Já falamos de algumas delas: ser capaz de ver seu cliente não apenas como um comprador para quem você vende, mas como um negócio específico -ou, no mundo do consumo, como uma família específica- e perguntar: "Quais são suas economias? Quais são os passos que eles precisam dar para comprar e utilizar nosso produto ou serviço? O que está errado nesse quadro? Como podemos melhorá-Io?"

 

Ser capaz de olhar o cliente de um ponto de vista sistêmico, compreendendo seus custos, seus processos e suas economias, é o segredo.

 

Há também uma habilidade política envolvida nisso, porque em muitos casos não estamos falando apenas de um comprador único, mas de um sistema complexo, no qual uma pessoa compra, outra influencia e uma terceira pode vetar a negociação.
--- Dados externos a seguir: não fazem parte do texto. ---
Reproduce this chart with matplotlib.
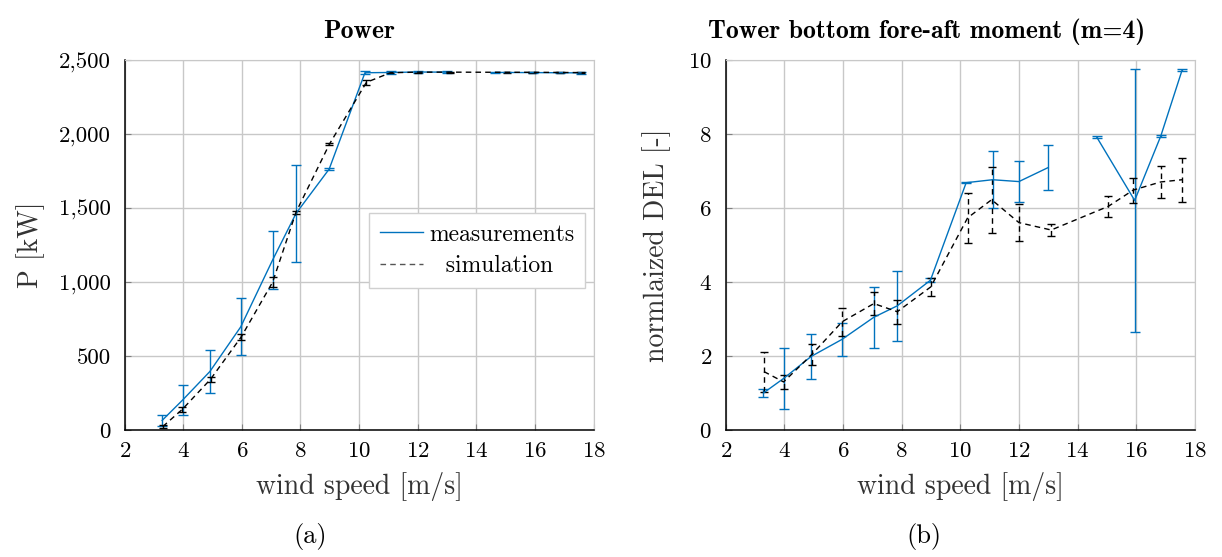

Então, ter a capacidade de gerir todo o processo torna-se muito importante para criar esse tipo de crescimento.

 

Em sua opinião, quais setores mostram maior potencial para o crescimento sustentável?

 

Oportunidades de inovação de demanda aparecem em muitos setores de atividade. As únicas áreas em que eu seria mais cauteloso são aquelas que já apresentam rápido crescimento devido à expansão natural do mercado -como os setores farmacêutico e de tecnologia.

 

Muito freqüentemente as pessoas ficam tão animadas com o crescimento que não dedicam tempo suficiente para pensar no que farão "quando a música parar", ou seja, quando o crescimento cair de 15% para cerca de 2%, por exemplo.

 

Setores com alto crescimento natural enfrentam sérios desafios para gerar aumento de valor, a menos que eles façam o tipo de transição de que falamos.

 

Ao mesmo tempo, tenho visto empresas atuar em mercados de 2% de crescimento -como o automobilístico-, praticar a inovação de demanda e gerar crescimento lucrativo da ordem de 14% ou 15%.

 

Portanto, no geral, sou otimista, Acredito que a pressão criada pela globalização levará boas empresas a abraçar a inovação de demanda até mais cedo do que fariam se não fosse por esse fator.

 

A entrevista é de Raren Christensen, colaboradora da Rotman Magazine.